>> begin RECORDS SHOWN

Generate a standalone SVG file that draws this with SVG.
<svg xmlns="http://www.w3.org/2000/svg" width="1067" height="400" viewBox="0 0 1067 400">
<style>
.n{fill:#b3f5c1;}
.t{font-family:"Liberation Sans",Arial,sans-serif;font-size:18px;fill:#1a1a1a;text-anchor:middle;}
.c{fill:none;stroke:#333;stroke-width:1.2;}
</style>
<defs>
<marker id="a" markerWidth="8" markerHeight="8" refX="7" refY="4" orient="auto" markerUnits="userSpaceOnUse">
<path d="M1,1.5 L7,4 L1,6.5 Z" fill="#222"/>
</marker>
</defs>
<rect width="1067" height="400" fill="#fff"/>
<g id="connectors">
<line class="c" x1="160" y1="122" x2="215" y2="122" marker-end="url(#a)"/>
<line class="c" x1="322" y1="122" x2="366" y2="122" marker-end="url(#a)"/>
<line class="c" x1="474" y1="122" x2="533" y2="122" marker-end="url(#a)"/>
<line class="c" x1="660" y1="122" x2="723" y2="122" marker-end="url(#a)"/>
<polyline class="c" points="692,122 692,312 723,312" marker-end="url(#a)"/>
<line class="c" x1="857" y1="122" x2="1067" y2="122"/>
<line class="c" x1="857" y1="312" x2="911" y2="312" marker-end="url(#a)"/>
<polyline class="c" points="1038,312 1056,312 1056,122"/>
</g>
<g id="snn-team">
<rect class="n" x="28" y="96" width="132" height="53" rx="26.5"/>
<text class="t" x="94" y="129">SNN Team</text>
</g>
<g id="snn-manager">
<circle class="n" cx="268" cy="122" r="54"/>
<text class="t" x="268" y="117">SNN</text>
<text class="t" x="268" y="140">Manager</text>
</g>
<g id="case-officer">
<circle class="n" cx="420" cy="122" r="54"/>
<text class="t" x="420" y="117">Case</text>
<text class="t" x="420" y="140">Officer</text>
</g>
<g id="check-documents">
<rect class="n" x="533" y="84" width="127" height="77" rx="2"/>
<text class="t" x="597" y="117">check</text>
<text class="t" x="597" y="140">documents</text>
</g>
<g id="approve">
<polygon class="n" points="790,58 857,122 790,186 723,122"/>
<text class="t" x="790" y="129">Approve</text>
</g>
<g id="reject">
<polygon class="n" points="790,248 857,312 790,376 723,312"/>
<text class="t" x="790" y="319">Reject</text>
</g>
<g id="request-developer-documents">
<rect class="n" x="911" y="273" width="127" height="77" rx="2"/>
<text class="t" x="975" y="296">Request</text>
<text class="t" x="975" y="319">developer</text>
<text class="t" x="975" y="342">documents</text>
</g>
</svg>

>> end RECORDS SHOWN
>> begin RECORDS SHOWN

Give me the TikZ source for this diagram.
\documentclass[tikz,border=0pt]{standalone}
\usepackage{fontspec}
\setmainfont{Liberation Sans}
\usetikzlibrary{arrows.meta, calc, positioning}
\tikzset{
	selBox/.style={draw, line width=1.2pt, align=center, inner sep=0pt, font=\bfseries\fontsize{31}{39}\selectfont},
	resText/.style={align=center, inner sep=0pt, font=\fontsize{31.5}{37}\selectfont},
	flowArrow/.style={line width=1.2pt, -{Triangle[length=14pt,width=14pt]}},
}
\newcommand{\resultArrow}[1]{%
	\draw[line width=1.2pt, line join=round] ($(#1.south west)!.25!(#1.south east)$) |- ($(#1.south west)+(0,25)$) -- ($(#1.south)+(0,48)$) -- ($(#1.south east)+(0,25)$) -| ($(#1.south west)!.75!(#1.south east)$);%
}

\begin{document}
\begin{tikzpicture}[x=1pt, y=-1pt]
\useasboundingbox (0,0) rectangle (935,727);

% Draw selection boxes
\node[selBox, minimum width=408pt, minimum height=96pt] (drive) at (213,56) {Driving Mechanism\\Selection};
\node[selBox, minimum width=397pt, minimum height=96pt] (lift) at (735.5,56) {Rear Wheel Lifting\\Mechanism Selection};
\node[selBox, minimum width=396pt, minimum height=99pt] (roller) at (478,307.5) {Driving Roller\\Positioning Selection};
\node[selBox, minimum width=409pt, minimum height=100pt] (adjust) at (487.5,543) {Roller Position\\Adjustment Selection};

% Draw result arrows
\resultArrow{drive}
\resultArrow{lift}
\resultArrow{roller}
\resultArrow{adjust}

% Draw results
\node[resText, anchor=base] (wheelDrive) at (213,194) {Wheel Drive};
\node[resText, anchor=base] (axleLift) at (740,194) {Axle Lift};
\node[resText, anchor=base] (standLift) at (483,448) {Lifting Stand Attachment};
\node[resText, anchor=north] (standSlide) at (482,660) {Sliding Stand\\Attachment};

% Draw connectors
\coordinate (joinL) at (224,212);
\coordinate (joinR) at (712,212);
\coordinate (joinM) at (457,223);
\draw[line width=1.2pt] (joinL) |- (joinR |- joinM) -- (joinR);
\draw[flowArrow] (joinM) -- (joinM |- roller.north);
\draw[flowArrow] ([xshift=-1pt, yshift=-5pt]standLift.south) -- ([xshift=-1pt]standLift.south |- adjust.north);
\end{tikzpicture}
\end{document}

>> end RECORDS SHOWN
>> begin RECORDS SHOWN

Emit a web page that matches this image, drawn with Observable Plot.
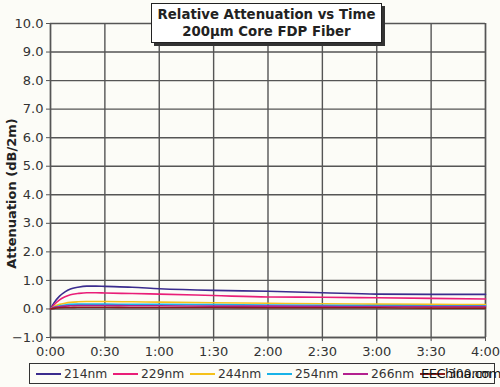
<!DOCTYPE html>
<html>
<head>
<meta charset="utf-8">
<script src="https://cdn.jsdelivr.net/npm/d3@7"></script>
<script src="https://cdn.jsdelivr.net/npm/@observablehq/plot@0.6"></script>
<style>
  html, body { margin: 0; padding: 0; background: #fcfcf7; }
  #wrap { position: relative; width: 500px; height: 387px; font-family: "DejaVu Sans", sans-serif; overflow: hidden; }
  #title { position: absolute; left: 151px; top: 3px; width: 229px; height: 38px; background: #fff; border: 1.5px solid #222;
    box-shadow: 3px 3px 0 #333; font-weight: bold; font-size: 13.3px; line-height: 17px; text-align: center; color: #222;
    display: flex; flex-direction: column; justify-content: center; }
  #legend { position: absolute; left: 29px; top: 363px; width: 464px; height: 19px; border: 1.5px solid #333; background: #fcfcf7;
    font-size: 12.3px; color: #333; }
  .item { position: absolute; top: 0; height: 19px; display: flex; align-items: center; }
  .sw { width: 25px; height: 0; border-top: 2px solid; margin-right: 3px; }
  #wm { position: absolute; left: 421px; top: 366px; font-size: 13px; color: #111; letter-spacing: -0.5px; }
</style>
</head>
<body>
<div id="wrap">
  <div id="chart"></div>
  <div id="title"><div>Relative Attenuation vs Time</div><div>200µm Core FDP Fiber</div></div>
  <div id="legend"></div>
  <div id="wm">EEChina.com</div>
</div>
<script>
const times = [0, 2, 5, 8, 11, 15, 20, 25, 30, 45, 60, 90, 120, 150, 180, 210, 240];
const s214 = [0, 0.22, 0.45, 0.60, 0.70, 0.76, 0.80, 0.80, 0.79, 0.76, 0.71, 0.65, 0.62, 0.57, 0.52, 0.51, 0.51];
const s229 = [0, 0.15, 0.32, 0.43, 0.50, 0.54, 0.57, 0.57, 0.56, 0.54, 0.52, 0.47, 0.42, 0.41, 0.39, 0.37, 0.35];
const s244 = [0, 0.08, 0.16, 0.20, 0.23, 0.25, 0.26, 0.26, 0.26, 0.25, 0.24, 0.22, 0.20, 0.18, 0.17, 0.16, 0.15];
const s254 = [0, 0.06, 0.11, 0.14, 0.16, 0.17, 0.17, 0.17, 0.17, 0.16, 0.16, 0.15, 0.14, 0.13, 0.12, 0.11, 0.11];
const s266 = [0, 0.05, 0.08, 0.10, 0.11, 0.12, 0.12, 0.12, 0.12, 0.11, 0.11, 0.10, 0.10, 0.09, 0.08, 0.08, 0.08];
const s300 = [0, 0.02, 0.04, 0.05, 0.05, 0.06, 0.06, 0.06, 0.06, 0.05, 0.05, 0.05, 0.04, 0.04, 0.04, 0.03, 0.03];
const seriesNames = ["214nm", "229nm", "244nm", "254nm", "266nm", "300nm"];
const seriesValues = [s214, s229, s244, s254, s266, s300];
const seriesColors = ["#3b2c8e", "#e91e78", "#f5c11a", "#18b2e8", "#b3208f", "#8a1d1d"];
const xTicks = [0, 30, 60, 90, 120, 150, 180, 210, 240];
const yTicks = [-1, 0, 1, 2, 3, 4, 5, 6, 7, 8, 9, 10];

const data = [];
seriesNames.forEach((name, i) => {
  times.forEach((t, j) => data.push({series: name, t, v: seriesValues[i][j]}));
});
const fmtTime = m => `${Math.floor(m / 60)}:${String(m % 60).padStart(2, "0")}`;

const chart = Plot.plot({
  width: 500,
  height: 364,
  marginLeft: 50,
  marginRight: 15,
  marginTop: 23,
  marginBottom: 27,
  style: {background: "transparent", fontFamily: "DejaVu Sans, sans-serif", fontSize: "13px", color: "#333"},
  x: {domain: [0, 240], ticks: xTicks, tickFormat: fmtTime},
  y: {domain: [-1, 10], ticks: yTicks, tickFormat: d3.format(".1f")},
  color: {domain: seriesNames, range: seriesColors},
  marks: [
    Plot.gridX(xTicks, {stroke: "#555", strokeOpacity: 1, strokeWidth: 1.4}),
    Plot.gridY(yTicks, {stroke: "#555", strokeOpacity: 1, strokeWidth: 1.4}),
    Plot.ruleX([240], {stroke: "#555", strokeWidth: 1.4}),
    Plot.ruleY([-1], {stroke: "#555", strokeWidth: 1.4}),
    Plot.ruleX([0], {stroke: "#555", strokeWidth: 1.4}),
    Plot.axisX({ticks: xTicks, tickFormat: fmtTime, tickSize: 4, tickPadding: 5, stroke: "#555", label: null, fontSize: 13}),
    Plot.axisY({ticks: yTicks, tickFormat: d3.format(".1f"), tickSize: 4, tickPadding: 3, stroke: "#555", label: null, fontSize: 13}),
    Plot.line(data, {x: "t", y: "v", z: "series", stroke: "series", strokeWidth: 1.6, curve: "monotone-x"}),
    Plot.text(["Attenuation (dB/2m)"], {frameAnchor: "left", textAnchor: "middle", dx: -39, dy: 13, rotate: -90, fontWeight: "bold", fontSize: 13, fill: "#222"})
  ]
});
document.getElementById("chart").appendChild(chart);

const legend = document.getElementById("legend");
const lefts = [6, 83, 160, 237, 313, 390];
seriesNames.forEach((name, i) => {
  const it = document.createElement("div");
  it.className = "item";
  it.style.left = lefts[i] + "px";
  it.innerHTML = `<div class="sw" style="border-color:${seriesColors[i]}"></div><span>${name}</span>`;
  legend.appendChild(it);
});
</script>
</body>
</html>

>> end RECORDS SHOWN

## SET TASK:
From the listing, copy every line where the string "that" appears.

## RESPONSE TO THE EXERCISE:
Generate a standalone SVG file that draws this with SVG.
Emit a web page that matches this image, drawn with Observable Plot.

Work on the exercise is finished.